Buoyancy calculations – making use of an exception to Archimedes' principle?

Novus · May 15, 2023, 02:18:49 PM

It is probably easier to understand that the scenario is in equilibrium by increasing the mass of the solid area's of the object (currently 1000 kg/m3) with a factor of 1.6666 after which we get;
1. F = -/- 0.07848N
2. F = + 0.07848N
3. F = 0N (neutrally buoyant)
4. F = 0N (neutrally buoyant)

As for the change in force from 4 (F = -/- 0.07848N) to 1 (F = 0N) by closing the seal - see below simplified bottom-case example.

The compression of the object between 2 and 3 generates 'free energy' (depending on the question if the forces are calculated correctly)

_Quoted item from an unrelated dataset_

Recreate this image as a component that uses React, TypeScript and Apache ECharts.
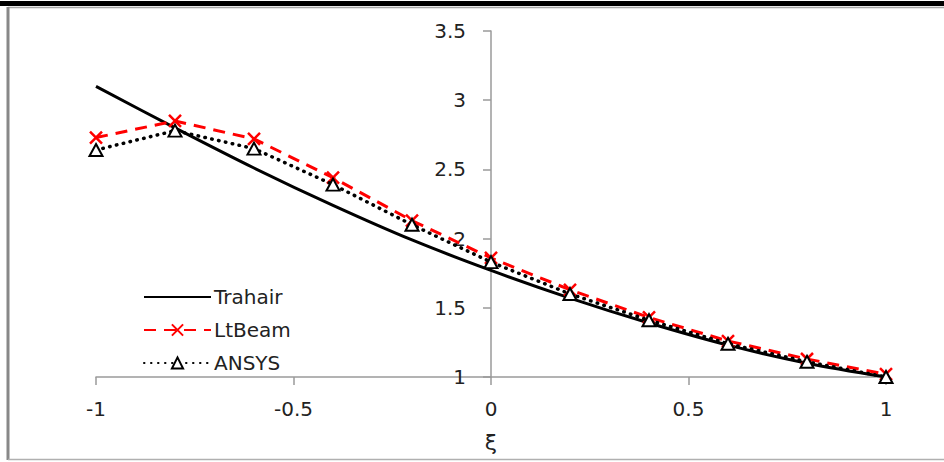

Novus · May 16, 2023, 04:20:26 AM

As part of the discussion on the science forum I received multiple questions on how the object could be sliding up and down while expanding/decreasing in volume. Below a possible solution as posted on this forum.

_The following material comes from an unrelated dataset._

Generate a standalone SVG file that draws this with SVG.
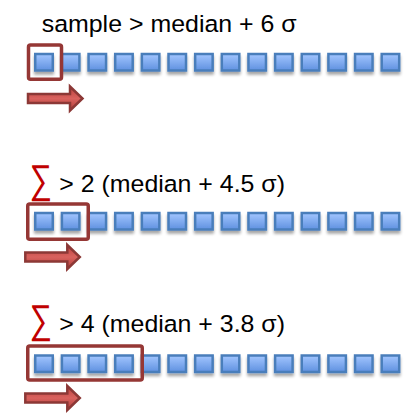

The airtube should probably be in a vertical direction rather then horizontally through the container wall.

As for achieving a water-thight 'seal' this becomes less of a challenge when we realize that rather than trying to prevent any water seeping through the waterpressure needs to be removed.

The pulley/counterweight construction is probably not necessary by properly calibrating the combined density of the sliding panel and the object.

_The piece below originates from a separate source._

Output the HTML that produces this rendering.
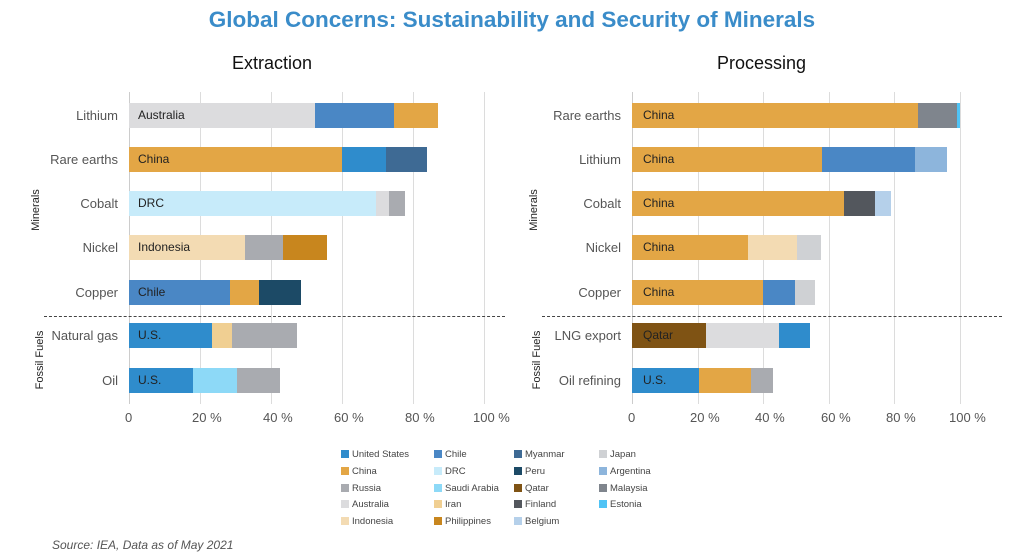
<!DOCTYPE html>
<html><head><style>
body{margin:0;width:1024px;height:555px;background:#fff;position:relative;overflow:hidden;font-family:"Liberation Sans",Arial,sans-serif}
.a{position:absolute}
.t{white-space:nowrap}
.g{position:absolute;width:1px;background:#dcdcdc}
.b{position:absolute;height:25px}
.bl{position:absolute;font-size:12px;color:#222;line-height:25px}
.cl{position:absolute;font-size:13px;color:#555;text-align:right;width:110px;line-height:25px}
.tk{position:absolute;font-size:13px;color:#555}
.lg{position:absolute;font-size:9.5px;color:#444;line-height:10px}
.lg i{display:inline-block;width:8px;height:8px;margin-right:3px;vertical-align:-1px}
</style></head><body>
<div class="a t" style="left:0;width:1024px;top:7px;text-align:center;font-size:22.5px;font-weight:bold;color:#3a8cc9">Global Concerns: Sustainability and Security of Minerals</div>
<div class="a t" style="left:232px;top:53px;font-size:18px;color:#111">Extraction</div>
<div class="a t" style="left:717px;top:53px;font-size:18px;color:#111">Processing</div>

<div class="g" style="left:129px;top:92px;height:312px;background:#ccc"></div>
<div class="g" style="left:200px;top:92px;height:312px"></div>
<div class="g" style="left:271px;top:92px;height:312px"></div>
<div class="g" style="left:342px;top:92px;height:312px"></div>
<div class="g" style="left:413px;top:92px;height:312px"></div>
<div class="g" style="left:484px;top:92px;height:312px"></div>
<div class="g" style="left:632px;top:92px;height:312px;background:#ccc"></div>
<div class="g" style="left:698px;top:92px;height:312px"></div>
<div class="g" style="left:763px;top:92px;height:312px"></div>
<div class="g" style="left:829px;top:92px;height:312px"></div>
<div class="g" style="left:894px;top:92px;height:312px"></div>
<div class="g" style="left:960px;top:92px;height:312px"></div>

<div class="b" style="top:103px;left:129px;width:186px;background:#dcdcde"></div>
<div class="b" style="top:103px;left:315px;width:79px;background:#4a87c5"></div>
<div class="b" style="top:103px;left:394px;width:44px;background:#e3a645"></div>
<div class="b" style="top:147px;left:129px;width:213px;background:#e3a645"></div>
<div class="b" style="top:147px;left:342px;width:44px;background:#2f8ccc"></div>
<div class="b" style="top:147px;left:386px;width:41px;background:#3e6a94"></div>
<div class="b" style="top:191px;left:129px;width:247px;background:#c7ebfa"></div>
<div class="b" style="top:191px;left:376px;width:13px;background:#dcdcde"></div>
<div class="b" style="top:191px;left:389px;width:16px;background:#a9abb0"></div>
<div class="b" style="top:235px;left:129px;width:116px;background:#f3dbb3"></div>
<div class="b" style="top:235px;left:245px;width:38px;background:#a9abb0"></div>
<div class="b" style="top:235px;left:283px;width:44px;background:#c8861e"></div>
<div class="b" style="top:280px;left:129px;width:101px;background:#4a87c5"></div>
<div class="b" style="top:280px;left:230px;width:29px;background:#e3a645"></div>
<div class="b" style="top:280px;left:259px;width:42px;background:#1c4a66"></div>
<div class="b" style="top:323px;left:129px;width:83px;background:#2f8ccc"></div>
<div class="b" style="top:323px;left:212px;width:20px;background:#f0cf92"></div>
<div class="b" style="top:323px;left:232px;width:65px;background:#a9abb0"></div>
<div class="b" style="top:368px;left:129px;width:64px;background:#2f8ccc"></div>
<div class="b" style="top:368px;left:193px;width:44px;background:#8dd9f7"></div>
<div class="b" style="top:368px;left:237px;width:43px;background:#a9abb0"></div>
<div class="bl" style="left:138px;top:103px">Australia</div>
<div class="bl" style="left:138px;top:147px">China</div>
<div class="bl" style="left:138px;top:191px">DRC</div>
<div class="bl" style="left:138px;top:235px">Indonesia</div>
<div class="bl" style="left:138px;top:280px">Chile</div>
<div class="bl" style="left:138px;top:323px">U.S.</div>
<div class="bl" style="left:138px;top:368px">U.S.</div>
<div class="cl" style="left:8px;top:103px">Lithium</div>
<div class="cl" style="left:8px;top:147px">Rare earths</div>
<div class="cl" style="left:8px;top:191px">Cobalt</div>
<div class="cl" style="left:8px;top:235px">Nickel</div>
<div class="cl" style="left:8px;top:280px">Copper</div>
<div class="cl" style="left:8px;top:323px">Natural gas</div>
<div class="cl" style="left:8px;top:368px">Oil</div>

<div class="b" style="top:103px;left:632px;width:286px;background:#e3a645"></div>
<div class="b" style="top:103px;left:918px;width:39px;background:#7f858d"></div>
<div class="b" style="top:103px;left:957px;width:3px;background:#4fc3f5"></div>
<div class="b" style="top:147px;left:632px;width:190px;background:#e3a645"></div>
<div class="b" style="top:147px;left:822px;width:93px;background:#4a87c5"></div>
<div class="b" style="top:147px;left:915px;width:32px;background:#8db5dc"></div>
<div class="b" style="top:191px;left:632px;width:212px;background:#e3a645"></div>
<div class="b" style="top:191px;left:844px;width:31px;background:#53575d"></div>
<div class="b" style="top:191px;left:875px;width:16px;background:#b5d0ea"></div>
<div class="b" style="top:235px;left:632px;width:116px;background:#e3a645"></div>
<div class="b" style="top:235px;left:748px;width:49px;background:#f3dbb3"></div>
<div class="b" style="top:235px;left:797px;width:24px;background:#cfd1d4"></div>
<div class="b" style="top:280px;left:632px;width:131px;background:#e3a645"></div>
<div class="b" style="top:280px;left:763px;width:32px;background:#4a87c5"></div>
<div class="b" style="top:280px;left:795px;width:20px;background:#cfd1d4"></div>
<div class="b" style="top:323px;left:632px;width:74px;background:#7f5314"></div>
<div class="b" style="top:323px;left:706px;width:73px;background:#dcdcde"></div>
<div class="b" style="top:323px;left:779px;width:31px;background:#2f8ccc"></div>
<div class="b" style="top:368px;left:632px;width:67px;background:#2f8ccc"></div>
<div class="b" style="top:368px;left:699px;width:52px;background:#e3a645"></div>
<div class="b" style="top:368px;left:751px;width:22px;background:#a9abb0"></div>
<div class="bl" style="left:643px;top:103px">China</div>
<div class="bl" style="left:643px;top:147px">China</div>
<div class="bl" style="left:643px;top:191px">China</div>
<div class="bl" style="left:643px;top:235px">China</div>
<div class="bl" style="left:643px;top:280px">China</div>
<div class="bl" style="left:643px;top:323px">Qatar</div>
<div class="bl" style="left:643px;top:368px">U.S.</div>
<div class="cl" style="left:511px;top:103px">Rare earths</div>
<div class="cl" style="left:511px;top:147px">Lithium</div>
<div class="cl" style="left:511px;top:191px">Cobalt</div>
<div class="cl" style="left:511px;top:235px">Nickel</div>
<div class="cl" style="left:511px;top:280px">Copper</div>
<div class="cl" style="left:511px;top:323px">LNG export</div>
<div class="cl" style="left:511px;top:368px">Oil refining</div>

<div class="a" style="left:44px;top:316px;width:461px;border-top:1.5px dashed #444"></div>
<div class="a" style="left:542px;top:316px;width:460px;border-top:1.5px dashed #444"></div>

<div class="a t" style="left:36px;top:210px;font-size:11px;color:#222;transform:translate(-50%,-50%) rotate(-90deg)">Minerals</div>
<div class="a t" style="left:40px;top:360px;font-size:11px;color:#222;transform:translate(-50%,-50%) rotate(-90deg)">Fossil Fuels</div>
<div class="a t" style="left:534px;top:210px;font-size:11px;color:#222;transform:translate(-50%,-50%) rotate(-90deg)">Minerals</div>
<div class="a t" style="left:537px;top:360px;font-size:11px;color:#222;transform:translate(-50%,-50%) rotate(-90deg)">Fossil Fuels</div>

<div class="tk" style="left:125px;top:410px">0</div>
<div class="tk" style="left:192px;top:410px">20 %</div>
<div class="tk" style="left:263px;top:410px">40 %</div>
<div class="tk" style="left:334px;top:410px">60 %</div>
<div class="tk" style="left:405px;top:410px">80 %</div>
<div class="tk" style="left:473px;top:410px">100 %</div>
<div class="tk" style="left:628px;top:410px">0</div>
<div class="tk" style="left:690px;top:410px">20 %</div>
<div class="tk" style="left:755px;top:410px">40 %</div>
<div class="tk" style="left:821px;top:410px">60 %</div>
<div class="tk" style="left:886px;top:410px">80 %</div>
<div class="tk" style="left:949px;top:410px">100 %</div>

<div class="lg t" style="left:341px;top:450px"><i style="background:#2f8ccc"></i>United States</div>
<div class="lg t" style="left:341px;top:467px"><i style="background:#e3a645"></i>China</div>
<div class="lg t" style="left:341px;top:484px"><i style="background:#a9abb0"></i>Russia</div>
<div class="lg t" style="left:341px;top:500px"><i style="background:#dcdcde"></i>Australia</div>
<div class="lg t" style="left:341px;top:517px"><i style="background:#f3dbb3"></i>Indonesia</div>
<div class="lg t" style="left:434px;top:450px"><i style="background:#4a87c5"></i>Chile</div>
<div class="lg t" style="left:434px;top:467px"><i style="background:#c7ebfa"></i>DRC</div>
<div class="lg t" style="left:434px;top:484px"><i style="background:#8dd9f7"></i>Saudi Arabia</div>
<div class="lg t" style="left:434px;top:500px"><i style="background:#f0cf92"></i>Iran</div>
<div class="lg t" style="left:434px;top:517px"><i style="background:#c8861e"></i>Philippines</div>
<div class="lg t" style="left:514px;top:450px"><i style="background:#3e6a94"></i>Myanmar</div>
<div class="lg t" style="left:514px;top:467px"><i style="background:#1c4a66"></i>Peru</div>
<div class="lg t" style="left:514px;top:484px"><i style="background:#7f5314"></i>Qatar</div>
<div class="lg t" style="left:514px;top:500px"><i style="background:#53575d"></i>Finland</div>
<div class="lg t" style="left:514px;top:517px"><i style="background:#b5d0ea"></i>Belgium</div>
<div class="lg t" style="left:599px;top:450px"><i style="background:#cfd1d4"></i>Japan</div>
<div class="lg t" style="left:599px;top:467px"><i style="background:#8db5dc"></i>Argentina</div>
<div class="lg t" style="left:599px;top:484px"><i style="background:#7f858d"></i>Malaysia</div>
<div class="lg t" style="left:599px;top:500px"><i style="background:#4fc3f5"></i>Estonia</div>

<div class="a t" style="left:52px;top:538px;font-size:12px;font-style:italic;color:#555">Source: IEA, Data as of May 2021</div>
</body></html>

Novus · May 16, 2023, 06:38:59 PM

Quote« Tarsier Reply #15 on: May 04, 2023, 03:26:26 AM »

QuoteNovus. A big issue is the displacement of water. If your "exception" mechanism sits at the bottom position sealed at both sides, lets pretend that it is positively buoyant looking at your fig1 and fig2. As it rises, we have about 14 units of water that drop 2 spaces and 4 units that are displaced all the way to the top of the water surface, about 5 or 6 spaces. So around 22 units of Potential energy working against you vs 14 units moving down 2 spaces...28 units of PE. That is if the buoyant container volume is equal to air. If it weighs less than 6 units of water, it will float, any more (ie if it is neutrally buoyant), it will not rise. I don't think this "exception" will overcome this, but you would need to test.

In the revised scenario (post 34) 8 cm3 of water moves to the top of the container as a result of the expanding/upwards movement of the object between 1 and 2, however the water's center of mass (and thus PE) drops by 2.29 cm.